Il rafforzamento dell’offerta. Pur in un quadro caratterizzato da elementi di incertezza e dall’aggravio di costi -a partire da quelli energetici- le imprese si mostrano intenzionate ad avviare azioni di rafforzamento della loro offerta e della loro capacità competitiva. Non a caso circa la metà degli operatori intende aumentare lo standard dei servizi offerti e il 42% vuole dedicare maggiore attenzione alla sfera del marketing. Solo il 12,3% delle imprese si dichiara al momento priva di una intenzionalità precisa o di strategie definite.

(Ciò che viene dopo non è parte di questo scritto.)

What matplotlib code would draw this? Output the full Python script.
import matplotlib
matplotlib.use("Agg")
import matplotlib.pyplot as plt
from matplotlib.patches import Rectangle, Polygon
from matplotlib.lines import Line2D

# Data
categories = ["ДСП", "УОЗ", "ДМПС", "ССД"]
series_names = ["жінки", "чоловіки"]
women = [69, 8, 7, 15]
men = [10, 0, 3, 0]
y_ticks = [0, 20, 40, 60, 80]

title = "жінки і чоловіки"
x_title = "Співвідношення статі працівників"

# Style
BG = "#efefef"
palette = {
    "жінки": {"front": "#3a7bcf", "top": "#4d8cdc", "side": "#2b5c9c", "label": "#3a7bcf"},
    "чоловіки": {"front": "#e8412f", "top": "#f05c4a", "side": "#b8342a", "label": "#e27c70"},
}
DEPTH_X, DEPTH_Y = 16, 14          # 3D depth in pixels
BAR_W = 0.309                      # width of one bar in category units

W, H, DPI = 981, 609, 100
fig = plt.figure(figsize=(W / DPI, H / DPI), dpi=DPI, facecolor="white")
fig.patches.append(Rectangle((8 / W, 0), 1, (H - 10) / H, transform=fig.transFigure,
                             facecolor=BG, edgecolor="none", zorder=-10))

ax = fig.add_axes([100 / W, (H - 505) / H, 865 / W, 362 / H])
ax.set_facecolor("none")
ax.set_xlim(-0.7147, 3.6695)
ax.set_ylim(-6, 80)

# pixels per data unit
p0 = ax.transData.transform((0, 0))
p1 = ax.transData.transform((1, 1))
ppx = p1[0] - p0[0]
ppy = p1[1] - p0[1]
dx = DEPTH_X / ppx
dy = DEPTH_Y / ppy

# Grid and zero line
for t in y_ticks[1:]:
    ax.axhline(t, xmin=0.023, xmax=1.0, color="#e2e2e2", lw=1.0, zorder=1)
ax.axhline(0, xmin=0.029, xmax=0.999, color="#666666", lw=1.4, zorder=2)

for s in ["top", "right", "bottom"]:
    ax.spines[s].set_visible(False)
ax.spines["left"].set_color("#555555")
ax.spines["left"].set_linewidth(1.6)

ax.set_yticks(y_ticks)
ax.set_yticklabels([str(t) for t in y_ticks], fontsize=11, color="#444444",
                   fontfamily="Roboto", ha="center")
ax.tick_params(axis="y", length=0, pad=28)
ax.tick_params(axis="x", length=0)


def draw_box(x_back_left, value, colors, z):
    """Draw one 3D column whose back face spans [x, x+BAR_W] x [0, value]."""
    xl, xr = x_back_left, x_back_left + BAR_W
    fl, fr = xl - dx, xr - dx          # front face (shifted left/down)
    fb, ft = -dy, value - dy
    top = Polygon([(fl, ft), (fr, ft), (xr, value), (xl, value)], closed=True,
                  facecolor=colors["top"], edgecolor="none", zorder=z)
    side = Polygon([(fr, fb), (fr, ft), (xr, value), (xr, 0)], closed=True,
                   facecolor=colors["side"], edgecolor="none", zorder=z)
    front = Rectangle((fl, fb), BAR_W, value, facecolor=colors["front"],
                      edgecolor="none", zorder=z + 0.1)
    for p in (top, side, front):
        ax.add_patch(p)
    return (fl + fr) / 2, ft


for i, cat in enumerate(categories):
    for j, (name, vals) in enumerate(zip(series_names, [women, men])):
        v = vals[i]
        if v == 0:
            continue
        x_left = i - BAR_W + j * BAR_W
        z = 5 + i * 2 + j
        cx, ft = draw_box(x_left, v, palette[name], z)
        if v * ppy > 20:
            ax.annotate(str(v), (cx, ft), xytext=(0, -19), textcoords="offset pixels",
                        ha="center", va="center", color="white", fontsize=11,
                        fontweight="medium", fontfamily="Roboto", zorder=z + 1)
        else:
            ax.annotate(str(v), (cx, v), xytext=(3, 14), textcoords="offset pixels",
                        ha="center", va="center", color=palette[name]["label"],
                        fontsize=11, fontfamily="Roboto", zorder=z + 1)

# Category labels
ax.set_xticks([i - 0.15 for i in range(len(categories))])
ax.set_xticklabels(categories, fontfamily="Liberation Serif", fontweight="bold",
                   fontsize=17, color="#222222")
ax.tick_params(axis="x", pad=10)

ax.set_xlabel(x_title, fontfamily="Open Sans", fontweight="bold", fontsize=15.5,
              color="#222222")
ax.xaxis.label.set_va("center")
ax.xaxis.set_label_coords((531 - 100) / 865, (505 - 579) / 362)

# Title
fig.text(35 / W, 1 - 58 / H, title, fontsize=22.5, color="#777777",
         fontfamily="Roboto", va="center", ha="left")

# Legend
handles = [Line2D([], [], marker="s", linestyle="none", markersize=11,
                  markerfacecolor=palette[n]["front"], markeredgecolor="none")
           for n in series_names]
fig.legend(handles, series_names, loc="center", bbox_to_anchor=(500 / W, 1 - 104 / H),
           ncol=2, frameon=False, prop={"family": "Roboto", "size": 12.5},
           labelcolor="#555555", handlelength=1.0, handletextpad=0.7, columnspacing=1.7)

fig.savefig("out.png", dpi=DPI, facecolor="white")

La voglia di continuare a investire. Al netto della formazione (ritenuta un asset fondamentale dalla maggioranza degli intervistati), un imprenditore del settore benessere su cinque vuole continuare a investire: si va dal rinnovo locali all’acquisto di nuove attrezzature e macchinari.

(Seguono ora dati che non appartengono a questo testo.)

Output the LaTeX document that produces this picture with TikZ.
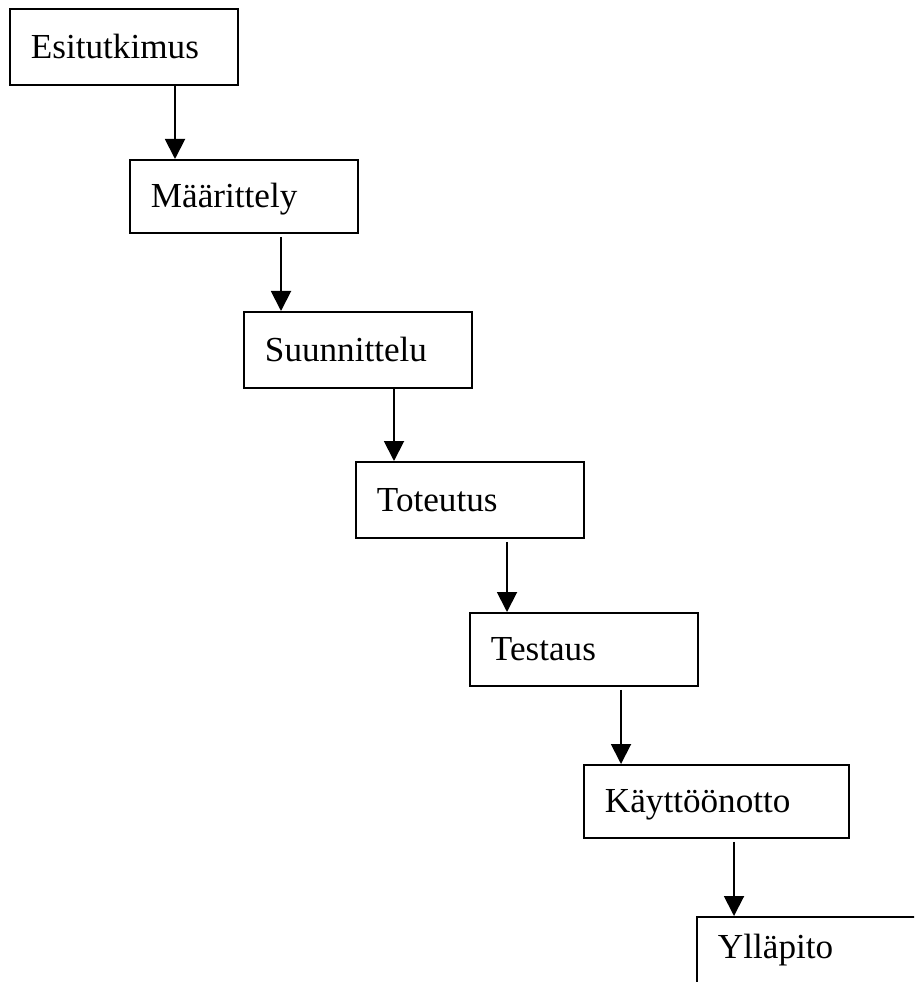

L’importanza di Internet. In materia di investimenti, in particolare nel marketing e nella gestione dei clienti, l’81,3% delle imprese dichiara di essere attiva sui social network, il 43,2% dispone di un sito internet aziendale e il 37,3% utilizza specifici software o applicazioni nelle relazioni con i clienti.

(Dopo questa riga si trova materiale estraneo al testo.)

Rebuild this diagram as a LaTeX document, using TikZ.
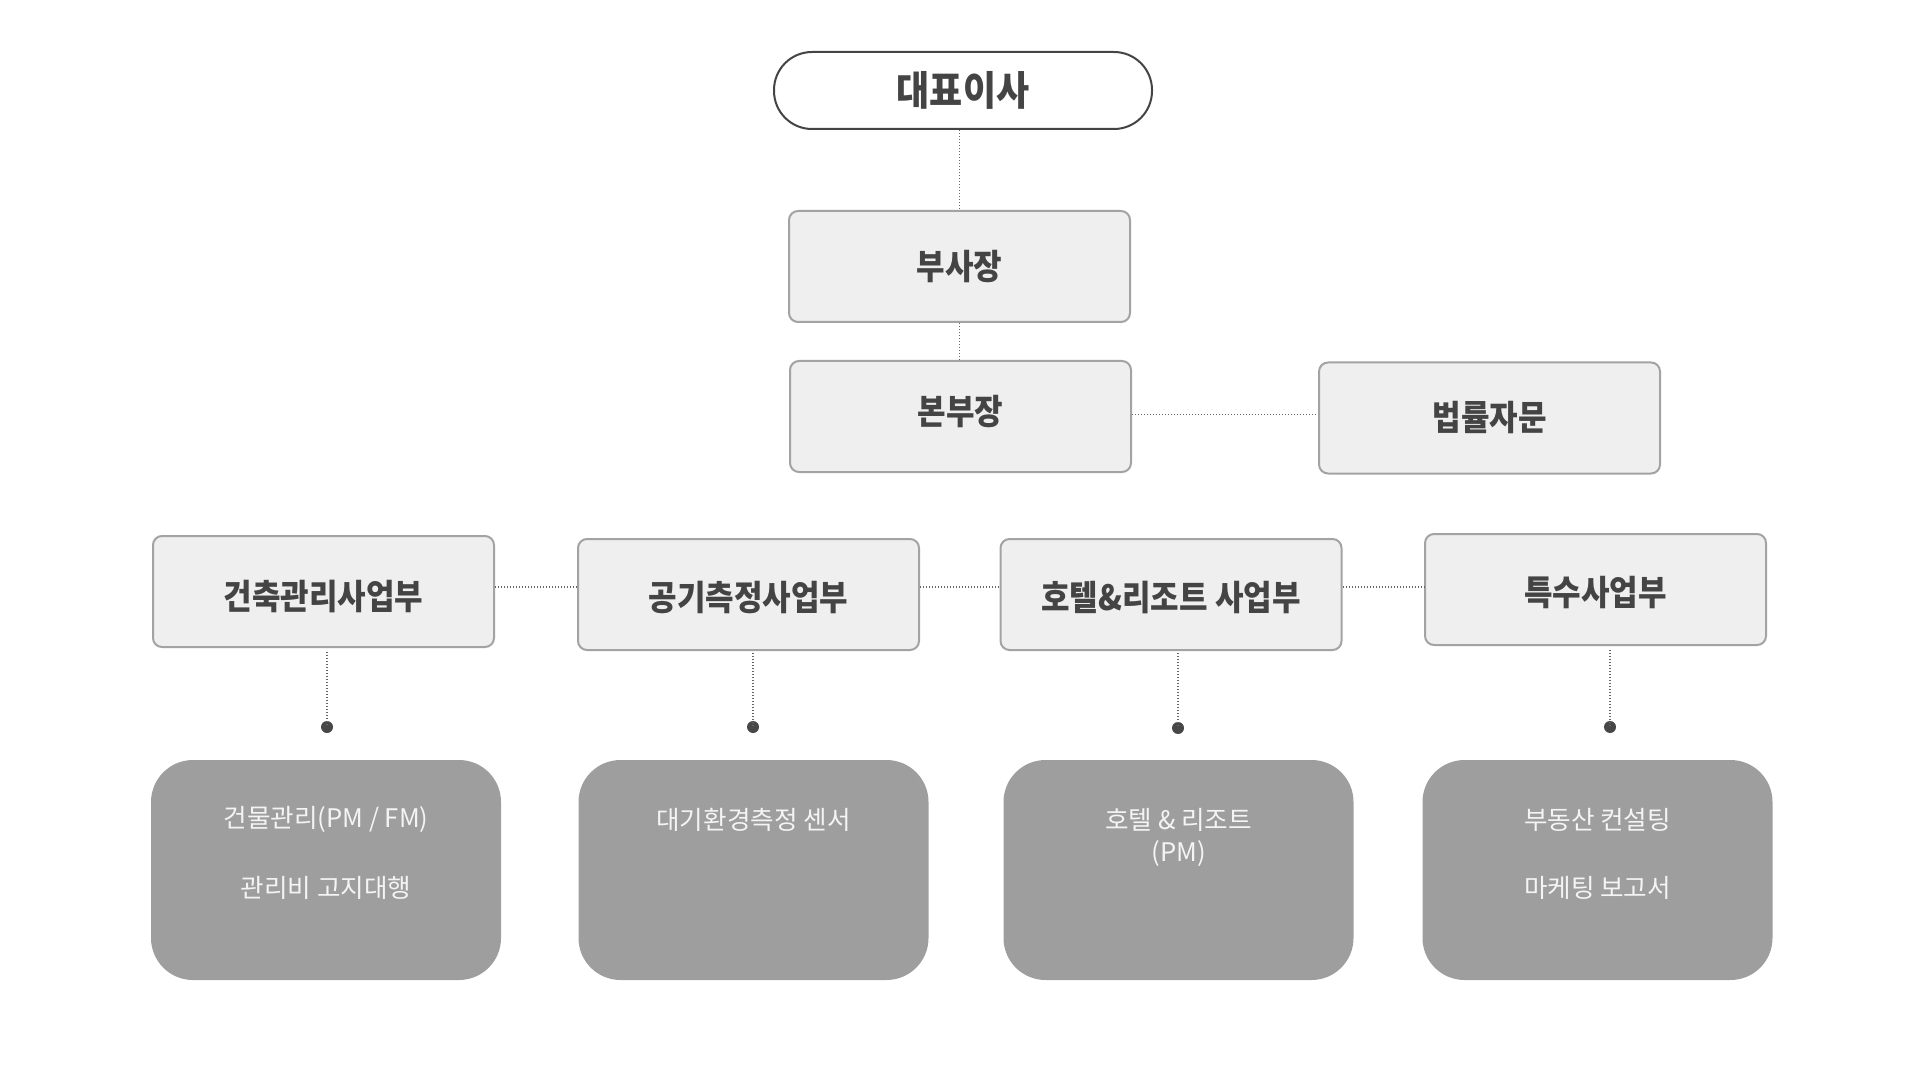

La dimensione relazionale. La capacità di “coltivare le relazioni” sembra essere un tratto distintivo delle professioni del benessere. Non a caso con l’acconciatore e l’estetista si configura spesso un rapporto fiduciario e a volte addirittura confidenziale. Si tratta di valori intangibili di notevole importanza e non stupisce che questi imprenditori possano diventare un riferimento stabile per le persone che si rivolgono a loro.
La soddisfazione del cliente. Durante il Covid (secondo il Censis) la privazione dei servizi alla persona fu considerata dagli italiani tra le più difficili da accettare. Forse anche per questo il 56% degli operatori intervistati individua nella “soddisfazione del cliente” la vera “forza motrice” della sua professione, molto più della realizzazione delle proprie aspirazioni imprenditoriali (23%), della possibilità di esprimere forme di creatività (16%), degli stessi ritorni economici dell’attività aziendale (7,7%).
“Sono numeri – commentaMarina Ranzi, Presidente dell’Unione Benessere e Sanità di CNA Ravenna – che testimoniano l’orientamento al cliente e al mercato che da sempre caratterizza l’attività delle nostre imprese. Anche le previsioni di investimento sono orientate proprio in questa direzione. Tutto questo però rischia di non bastare se non si pone un limite alla corsa dell’inflazione e soprattutto al costo delle bollette energetiche per le nostre imprese. Questa ricerca dimostra – conclude la Presidente – come la nostra categoria abbia scelto la qualità come elemento distintivo. Oggi però c’è il problema della sopravvivenza; per questo l’associazione sta promuovendo tra le imprese il risparmio energetico e buone pratiche economiche, ma per resistere occorre pensare anche a forme più forti di aiuto concreto da parte del mondo pubblico: ne va anche della tenuta del tessuto economico locale”.